The report also cites the tight job market. To some extent, that's old news -- there has long been a shortage of data scientists and data engineers ever since we began mouthing the words "Big Data." Like the Java developer shortage during the dot com era, these are issues that are largely solvable; witness the flood of enrollments in college data science programs. Our concern about talent is on other parts of the food chain – seasoned managers, executives, sales, and marketing. We've been hearing a number of vendors tell us of the challenges in filling those slots. In most cases, this is not about schools turning out grads with the right degrees.
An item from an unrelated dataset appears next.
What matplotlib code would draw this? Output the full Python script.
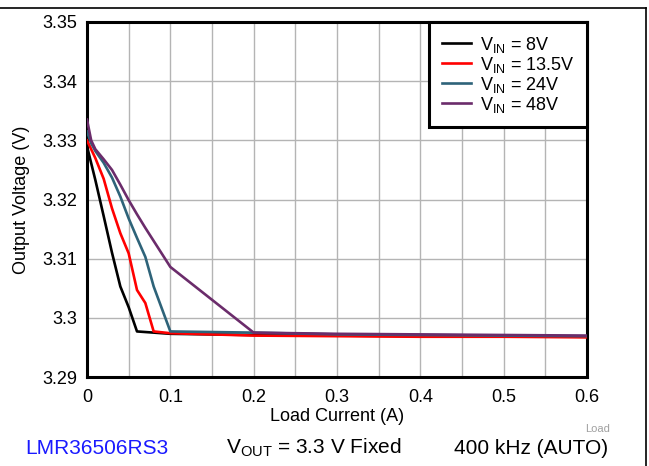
import matplotlib
matplotlib.use("Agg")
import matplotlib.pyplot as plt
from matplotlib.lines import Line2D
from matplotlib.ticker import MultipleLocator

plt.rcParams['font.family'] = ['Liberation Sans', 'DejaVu Sans']

# Data
x_8 = [0, 0.01, 0.02, 0.03, 0.04, 0.05, 0.06, 0.08, 0.1, 0.2, 0.3, 0.4, 0.5, 0.6]
v_8 = [3.3290, 3.3233, 3.3172, 3.3110, 3.3053, 3.3018, 3.2977, 3.2975, 3.2973, 3.2971, 3.2970, 3.2969, 3.2969, 3.2968]

x_135 = [0, 0.01, 0.02, 0.03, 0.04, 0.05, 0.06, 0.07, 0.08, 0.1, 0.2, 0.3, 0.4, 0.5, 0.6]
v_135 = [3.3300, 3.3270, 3.3235, 3.3185, 3.3143, 3.3109, 3.3047, 3.3025, 3.2977, 3.2974, 3.2970, 3.2969, 3.2968, 3.2968, 3.2967]

x_24 = [0, 0.005, 0.01, 0.02, 0.03, 0.04, 0.05, 0.06, 0.07, 0.08, 0.09, 0.1, 0.2, 0.3, 0.4, 0.5, 0.6]
v_24 = [3.3315, 3.3295, 3.3282, 3.3262, 3.3237, 3.3205, 3.3168, 3.3135, 3.3103, 3.3053, 3.3015, 3.2977, 3.2975, 3.2972, 3.2971, 3.2970, 3.2969]

x_48 = [0, 0.005, 0.01, 0.02, 0.03, 0.04, 0.05, 0.06, 0.07, 0.08, 0.09, 0.1, 0.2, 0.3, 0.4, 0.5, 0.6]
v_48 = [3.3335, 3.3300, 3.3285, 3.3268, 3.3250, 3.3225, 3.3199, 3.3175, 3.3152, 3.3130, 3.3108, 3.3086, 3.2975, 3.2973, 3.2972, 3.2971, 3.2970]

labels = ["V$_{\\mathregular{IN}}$ = 8V", "V$_{\\mathregular{IN}}$ = 13.5V",
          "V$_{\\mathregular{IN}}$ = 24V", "V$_{\\mathregular{IN}}$ = 48V"]
colors = ["#000000", "#FF0000", "#2E6379", "#6B2C6B"]

x_ticks = [0, 0.1, 0.2, 0.3, 0.4, 0.5, 0.6]
x_ticklabels = ["0", "0.1", "0.2", "0.3", "0.4", "0.5", "0.6"]
y_ticks = [3.29, 3.30, 3.31, 3.32, 3.33, 3.34, 3.35]
y_ticklabels = ["3.29", "3.3", "3.31", "3.32", "3.33", "3.34", "3.35"]

fig = plt.figure(figsize=(6.49, 4.66), dpi=100)
ax = fig.add_axes([87/649, 1-377/466, 500/649, 355/466])

for xs, vs, c, lab in zip([x_8, x_135, x_24, x_48], [v_8, v_135, v_24, v_48], colors, labels):
    ax.plot(xs, vs, color=c, lw=1.9, label=lab, zorder=3)

ax.set_xlim(0, 0.6)
ax.set_ylim(3.29, 3.35)
ax.set_xticks(x_ticks)
ax.set_xticklabels(x_ticklabels)
ax.xaxis.set_minor_locator(MultipleLocator(0.05))
ax.set_yticks(y_ticks)
ax.set_yticklabels(y_ticklabels)
ax.tick_params(axis='both', which='both', length=0, labelsize=13, colors='black')
ax.tick_params(axis='y', pad=7)
ax.tick_params(axis='x', pad=9)
ax.grid(True, which='both', axis='x', color='#b4b4b4', lw=1)
ax.grid(True, which='major', axis='y', color='#b4b4b4', lw=1)
for s in ax.spines.values():
    s.set_linewidth(2.2)
    s.set_color('black')

ax.set_xlabel("Load Current (A)", fontsize=13, labelpad=1)
ax.set_ylabel("Output Voltage (V)", fontsize=13, labelpad=9)

leg = ax.legend(loc='upper right', fontsize=13, frameon=True, fancybox=False,
                borderaxespad=0, handlelength=1.6, labelspacing=0.0,
                borderpad=0.7, handletextpad=0.5)
leg.get_frame().set_edgecolor('black')
leg.get_frame().set_linewidth(2.2)
leg.get_frame().set_alpha(1)

# Figure frame lines
fig.add_artist(Line2D([0, 646/649], [1-8/466, 1-8/466], color='black', lw=1.2, transform=fig.transFigure))
fig.add_artist(Line2D([646/649, 646/649], [1-8/466, 0], color='black', lw=1.2, transform=fig.transFigure))

fig.text(610/649, 1-429/466, "Load", fontsize=8, color='#a0a0a0', ha='right', va='center')
fig.text(25/649, 1-448/466, "LMR36506RS3", fontsize=15, color='#1a1aff', ha='left', va='center')
fig.text(226/649, 1-448/466, "V$_{\\mathregular{OUT}}$ = 3.3 V Fixed", fontsize=15, color='black', ha='left', va='center')
fig.text(608/649, 1-448/466, "400 kHz (AUTO)", fontsize=15, color='black', ha='right', va='center')

fig.savefig("out.png", dpi=100)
Our sense is that the lack of managerial and go-to-market talent could put some brakes on growth.
Turck also cites solid growth in annual recurring revenues for many of these startups, and that, unlike the dot com era, which was about the promise, the current era is about deployment. We agree. Our take is that the cloud is making a big difference here. In past eras, organizations would have had to put their capital budgets where their mouths were, acquire, deploy, and maintain more servers. Conversely, the cloud allows almost instant scale-out without the red tape of capital budgeting.
In the general economy, there are potential storm clouds on the horizon, such as the likelihood that money will get more expensive as the Fed finally starts raising interest rates, not to mention the structural hurdles posed by globally disrupted supply chains. We do think that for now, we are in peak times for startup financing. We wouldn't be surprised by a spate of IPOs or other exits in the next 12 months followed by a slowdown in venture and other forms of financing. Some degree of market shakeout for new ventures is likely -- we saw this with the initial spate of Big Data startups during the 2015/16 timeframe. But then again, we also expect success for many of the current crop of data and AI startups, as economic disruptions are the very problems that they are designed to take on.